In recent years, the patient-centered medical home (PCMH)—often referred to in its abbreviated form, the “medical home”—care delivery model has become one of the hottest topics in healthcare. Based on a holistic, patient-centric approach, the PCMH represents a methodology aimed at fostering increased collaboration among healthcare stakeholders. As such, the PCMH is widely believed to offer perhaps the best hope to transform and improve the system as a whole.

For example, Geisinger Health System reduced hospital readmissions by 18% through its medical home program and by 44% with its ProvenCare one-price elective cardiac surgery medical home program.1 Paul Grundy, MD, MPH, Global Director of Healthcare Transforma tion for IBM and Chairman of the Patient-Centered Primary Care Collaborative, recently stated in his keynote presentation of the Medical Home Summit in Philadelphia that his review of evidence from ongoing PCMH pilots has resulted in a 9.6% overall reduction in costs.2

To a certain degree, the PCMH is a reversal of the longstanding episode-based methodology that has been prevalent in healthcare for many years. Unlike the episodic-based care, the PCMH encourages patients and their providers to work closely together to ensure that care is more comprehensive, coordinated, and consistent. In essence, the medical home necessitates an ongoing, full-spectrum approach to patient care that requires the primary healthcare provider and the patients themselves to maintain complete awareness of the patients and their specific healthcare needs and experiences. This approach should result in more streamlined and appropriate care, reduced waste, lower costs and, most important, better outcomes.

Although the PCMH model had already been building momentum on its own, interest in this concept skyrocketed after it received a significant endorsement in the Patient Protection and Affordable Care Act (ACA) of 2010. That legislation strongly encourages the proliferation of medical homes and accountable care organizations (ACOs) as innovative means of delivering and reimbursing for better coordinated and cost-effective care.

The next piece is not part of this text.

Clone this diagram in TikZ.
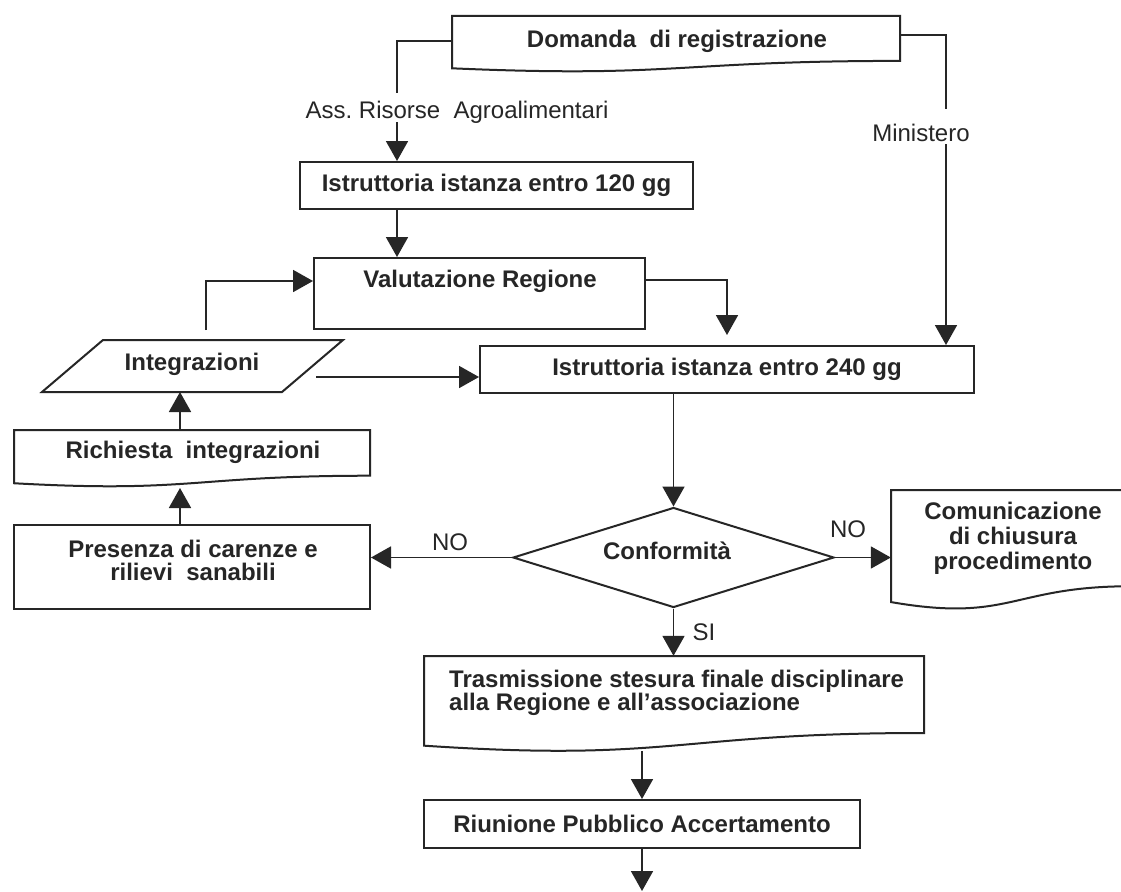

The Patient-Centered Primary Care Collaborative (PCPCC.net) is an organization with the goals of facilitating improvements in patient–physician relations, and creating a more effective and efficient model of healthcare delivery. They have created a stakeholder group charged with showing that the PCMH provides the foundation for successful implementation of the ACO delivery model. Moving patients through the ACO will require a strong element of care coordination, so we look forward to seeing the results of this group.

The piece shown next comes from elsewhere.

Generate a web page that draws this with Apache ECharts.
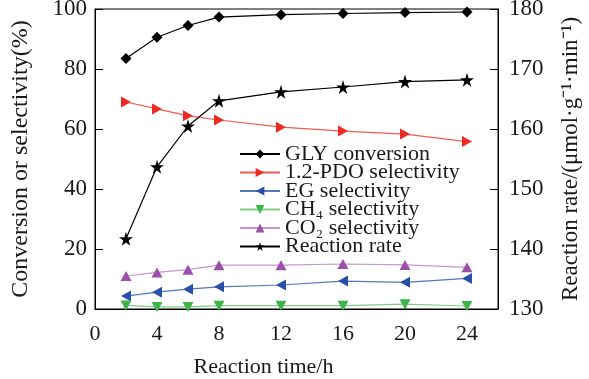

ACOs and the Patient-Centered Medical Home
An ACO is a business and a medical entity that accepts responsibility for the cost and the quality of care provided to a given population of patients and generates the data on their performance. This includes physician practices and may include hospitals, nursing homes, home health agencies, and other provider organizations.

The ACO model is called out specifically within the ACA as a preferred solution for bending the healthcare cost curve, while improving patient outcomes. There is funding within the bill to implement ACOs for Medicare and Medicaid,3 and the criteria have already been determined for ACOs to become involved with both programs. Because the PCMH will provide the care coordination that is required to make the ACO model work, most ACOs will likely take root in areas that have a sufficient number of medical homes.

The Benefits to Patients and Providers
In addition to the system-wide improvements it is expected to foster, the PCMH can also offer distinct sets of benefits for healthcare’s primary stakeholders—patients, providers, and health plans. In a medical home structure, the patient is aligned with a care coordinator (normally a registered nurse, physician assistant, or social worker) at the provider practice level whose primary function is to manage the patient’s health across the care spectrum.

The care coordinator interfaces on the patient’s behalf with the health plan, specialists, pharmacists, labs, and other stakeholders to formulate a more efficient and holistic approach to treatment. This generally results in a more informed and engaged patient—one who, through the care coordinator, has a more simplified access to care, better understands his or her own needs, and is more likely to comply with treatment recommendations and suggested preventive measures.